Titus’s bill would amend the Wild Free-roaming Horses and Burros Act to prohibit aircraft in management efforts.
“The process terrorizes horses and nearly every roundup includes cases of mustangs injured or killed as a result,” says a news release from Titus. “Broken necks and legs are common, as are horses dying from the stress of being chased to pure exhaustion.”
Under the Trump administration, the BLM released a management plan calling for the roundup of more than 90,000 wild horses and burros over the next five years at a cost of nearly $1 billion.
Last month, wild horse activists filed a lawsuit against the BLM over an ongoing roundup in Nevada, and alleged the BLM, by prioritizing its bargain-rate grazing arrangement with ranchers over horses, has failed to maintain a thriving ecological balance. The BLM declined to comment.
On the day Titus introduced her bill, the Bureau of Land Management began a roundup of the Sulphur Herd Management Area in Utah – 265,675 acres with an estimated wild horse population of 600, according to the BLM.
The BLM intends to remove more than 350 wild horses from the area, says the American Wild Horse Campaign (AWHC), a non-profit organization dedicated to preserving free-roaming wild horses through birth control and other means of management.

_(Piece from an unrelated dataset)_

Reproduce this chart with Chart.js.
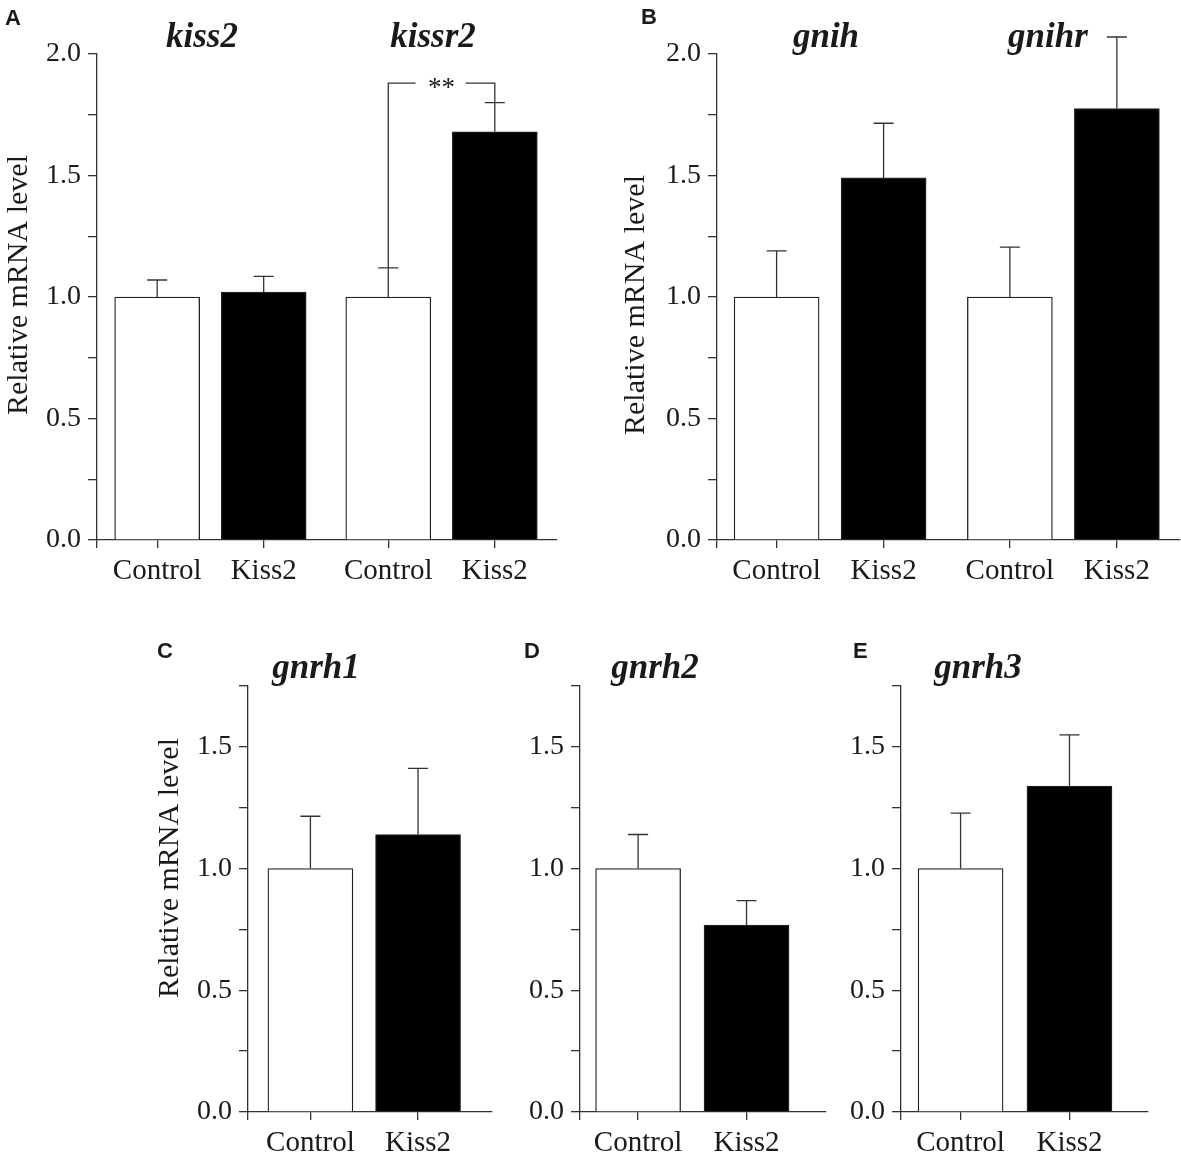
<!DOCTYPE html>
<html>
<head>
<meta charset="utf-8">
<script src="https://cdn.jsdelivr.net/npm/chart.js@4.4.1/dist/chart.umd.min.js"></script>
<style>
  body { margin: 0; background: #fff; width: 1181px; height: 1163px; position: relative; overflow: hidden; }
  canvas { position: absolute; }
</style>
</head>
<body>
<canvas id="panelA"></canvas>
<canvas id="panelB"></canvas>
<canvas id="panelC"></canvas>
<canvas id="panelD"></canvas>
<canvas id="panelE"></canvas>
<script>
// ---- data ----
const groups = ['Control', 'Kiss2'];
const yTickLabels = ['0.0', '0.5', '1.0', '1.5', '2.0'];
const yTitle = 'Relative mRNA level';

const genesA = ['kiss2', 'kissr2'];
const meanA = [1.00, 1.02, 1.00, 1.68];
const semA = [0.07, 0.065, 0.12, 0.12];
const sigA = { from: 2, to: 3, mark: '**', level: 1.88 };

const genesB = ['gnih', 'gnihr'];
const meanB = [1.00, 1.49, 1.00, 1.775];
const semB = [0.19, 0.225, 0.205, 0.295];

const geneC = 'gnrh1';
const meanC = [1.00, 1.14];
const semC = [0.215, 0.272];

const geneD = 'gnrh2';
const meanD = [1.00, 0.768];
const semD = [0.14, 0.10];

const geneE = 'gnrh3';
const meanE = [1.00, 1.339];
const semE = [0.228, 0.21];

// ---- styling ----
const SERIF = '"Liberation Serif", "Times New Roman", serif';
const INK = '#1a1a1a';
const LINE = '#333';
const LW = 1.3;
const CAP = 10;
const fills = ['#ffffff', '#000000'];

// box = [left, top, width, height] of the canvas in page px
const panels = [
  { id: 'panelA', letter: 'A', box: [0, 0, 580, 600], axisW: 97, padTop: 54, padRight: 23, xAxisH: 60,
    yMax: 2, xRange: [-0.565, 3.754], gap: 0.17, genes: genesA, mean: meanA, sem: semA, sig: sigA,
    letterAt: [5, 25], yTitleAt: [19, 285], titlesAt: [[202, 47], [433, 47]] },
  { id: 'panelB', letter: 'B', box: [600, 0, 581, 600], axisW: 117, padTop: 54, padRight: 1, xAxisH: 60,
    yMax: 2, xRange: [-0.557, 3.770], gap: 0.18, genes: genesB, mean: meanB, sem: semB,
    letterAt: [641, 24], yTitleAt: [636, 305], titlesAt: [[826, 47], [1048, 47]] },
  { id: 'panelC', letter: 'C', box: [140, 620, 370, 543], axisW: 108, padTop: 66, padRight: 18, xAxisH: 51,
    yMax: 1.75, xRange: [-0.58, 1.687], gap: 0, genes: [geneC], mean: meanC, sem: semC,
    letterAt: [157, 658], yTitleAt: [170, 868], titlesAt: [[316, 678]] },
  { id: 'panelD', letter: 'D', box: [510, 620, 330, 543], axisW: 70, padTop: 66, padRight: 14, xAxisH: 51,
    yMax: 1.75, xRange: [-0.536, 1.733], gap: 0, genes: [geneD], mean: meanD, sem: semD,
    letterAt: [524, 658], titlesAt: [[655, 678]] },
  { id: 'panelE', letter: 'E', box: [840, 620, 330, 543], axisW: 61, padTop: 66, padRight: 22, xAxisH: 51,
    yMax: 1.75, xRange: [-0.547, 1.721], gap: 0, genes: [geneE], mean: meanE, sem: semE,
    letterAt: [853, 658], titlesAt: [[978, 678]] }
];

function makePanel(cfg) {
  const cv = document.getElementById(cfg.id);
  const [bx, by, bw, bh] = cfg.box;
  cv.width = bw; cv.height = bh;
  cv.style.left = bx + 'px'; cv.style.top = by + 'px';

  // bar positions: pairs of Control/Kiss2 per gene, with a small extra gap between genes
  const xPos = cfg.mean.map((_, i) => i + Math.floor(i / 2) * cfg.gap);
  const xLabels = cfg.mean.map((_, i) => groups[i % 2]);

  const annotate = {
    id: 'annotate',
    afterDraw(chart) {
      const ctx = chart.ctx;
      const ys = chart.scales.y;
      const meta = chart.getDatasetMeta(0);
      ctx.save();
      ctx.strokeStyle = LINE;
      ctx.lineWidth = LW;

      // error bars (upper only)
      meta.data.forEach((bar, i) => {
        const top = ys.getPixelForValue(cfg.mean[i] + cfg.sem[i]);
        ctx.beginPath();
        ctx.moveTo(bar.x, bar.y);
        ctx.lineTo(bar.x, top);
        ctx.moveTo(bar.x - CAP, top);
        ctx.lineTo(bar.x + CAP, top);
        ctx.stroke();
      });

      // significance bracket
      if (cfg.sig) {
        const s = cfg.sig;
        const a = meta.data[s.from], b = meta.data[s.to];
        const yl = ys.getPixelForValue(s.level);
        const ya = ys.getPixelForValue(cfg.mean[s.from] + cfg.sem[s.from]);
        const yb = ys.getPixelForValue(cfg.mean[s.to] + cfg.sem[s.to]);
        const mid = (a.x + b.x) / 2;
        ctx.beginPath();
        ctx.moveTo(a.x, ya); ctx.lineTo(a.x, yl); ctx.lineTo(mid - 26, yl);
        ctx.moveTo(mid + 24, yl); ctx.lineTo(b.x, yl); ctx.lineTo(b.x, yb);
        ctx.stroke();
        ctx.fillStyle = INK;
        ctx.font = '27px ' + SERIF;
        ctx.textAlign = 'center';
        ctx.textBaseline = 'alphabetic';
        ctx.fillText(s.mark, mid, yl + 13);
      }

      // panel letter
      ctx.fillStyle = INK;
      ctx.textAlign = 'left';
      ctx.textBaseline = 'alphabetic';
      ctx.font = 'bold 22px "Liberation Sans", Arial, sans-serif';
      ctx.fillText(cfg.letter, cfg.letterAt[0] - bx, cfg.letterAt[1] - by);

      // gene titles
      ctx.textAlign = 'center';
      ctx.font = 'italic bold 35px ' + SERIF;
      cfg.genes.forEach((g, i) => {
        ctx.fillText(g, cfg.titlesAt[i][0] - bx, cfg.titlesAt[i][1] - by);
      });

      // y axis title
      if (cfg.yTitleAt) {
        ctx.save();
        ctx.translate(cfg.yTitleAt[0] - bx, cfg.yTitleAt[1] - by);
        ctx.rotate(-Math.PI / 2);
        ctx.textBaseline = 'middle';
        ctx.font = '30px ' + SERIF;
        ctx.fillText(yTitle, 0, 0);
        ctx.restore();
      }
      ctx.restore();
    }
  };

  return new Chart(cv, {
    type: 'bar',
    data: {
      datasets: [{
        data: cfg.mean.map((v, i) => ({ x: xPos[i], y: v })),
        backgroundColor: cfg.mean.map((_, i) => fills[i % 2]),
        borderColor: '#222',
        borderWidth: LW,
        barThickness: 85
      }]
    },
    options: {
      responsive: false,
      animation: false,
      layout: { padding: { top: cfg.padTop, right: cfg.padRight, left: 0, bottom: 0 } },
      plugins: { legend: { display: false }, tooltip: { enabled: false } },
      scales: {
        x: {
          type: 'linear',
          min: cfg.xRange[0],
          max: cfg.xRange[1],
          offset: false,
          afterBuildTicks: s => { s.ticks = [cfg.xRange[0], ...xPos].map(v => ({ value: v })); },
          afterFit: s => { s.height = cfg.xAxisH; },
          ticks: {
            autoSkip: false, maxRotation: 0, padding: 6,
            color: INK, font: { family: SERIF, size: 29 },
            callback: (v, i) => (i === 0 ? '' : xLabels[i - 1])
          },
          grid: { offset: false, drawOnChartArea: false, tickLength: 8, color: LINE, lineWidth: LW },
          border: { display: true, color: LINE, width: LW }
        },
        y: {
          min: 0,
          max: cfg.yMax,
          afterFit: s => { s.width = cfg.axisW; },
          ticks: {
            stepSize: 0.25, padding: 7,
            color: INK, font: { family: SERIF, size: 28 },
            callback: v => {
              const k = v / 0.5;
              return Math.abs(k - Math.round(k)) < 1e-6 ? yTickLabels[Math.round(k)] : '';
            }
          },
          grid: { drawOnChartArea: false, tickLength: 9, color: LINE, lineWidth: LW },
          border: { display: true, color: LINE, width: LW }
        }
      }
    },
    plugins: [annotate]
  });
}

panels.forEach(makePanel);
</script>
</body>
</html>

On Tuesday, the first day of the operation, the BLM captured 120 wild horses. One was euthanized due to a broken leg suffered during the roundup, according to AWHC.
Also on Tuesday, Tennessee Congressman Steve Cohen, a Democrat, wrote BLM Director Tracy Stone Manning and Interior Secretary Deb Haaland, asking them to suspend roundups “until appropriate range assessments have been completed, animal welfare concerns have been addressed, and a robust fertility control vaccine plan has been implemented.”
Cohen noted 2,300 mares are scheduled to receive the fertility control vaccine in 2022.
“However, the vaccine program must be much more robust in order to obtain positive results, achieve management goals, and avoid compensatory reproduction,” Cohen wrote. “I acknowledge that BLM has cited logistical difficulties in administering the vaccines, but that challenge seems to be a much more cost-effective solution than doubling the number of holding facilities over the next five years, with no end in sight.”
AWHC says the public has paid:
- $53.2 million for helicopter roundup and bait-trapping operations since 2006
- $87.0 million for short-term holding corrals since 2010
- $333 million for long-term holding pastures since 2004
The organization pegs the cost to “dart a mare” with contraceptive vaccine at about $220, while the cost “to round up a horse from the range and warehouse it for life” can be as much as $50,000.
Activists complain the BLM spends less than 1% of its wild horse and burro budget on birth control and approximately $60 million a year on roundups and holding facilities.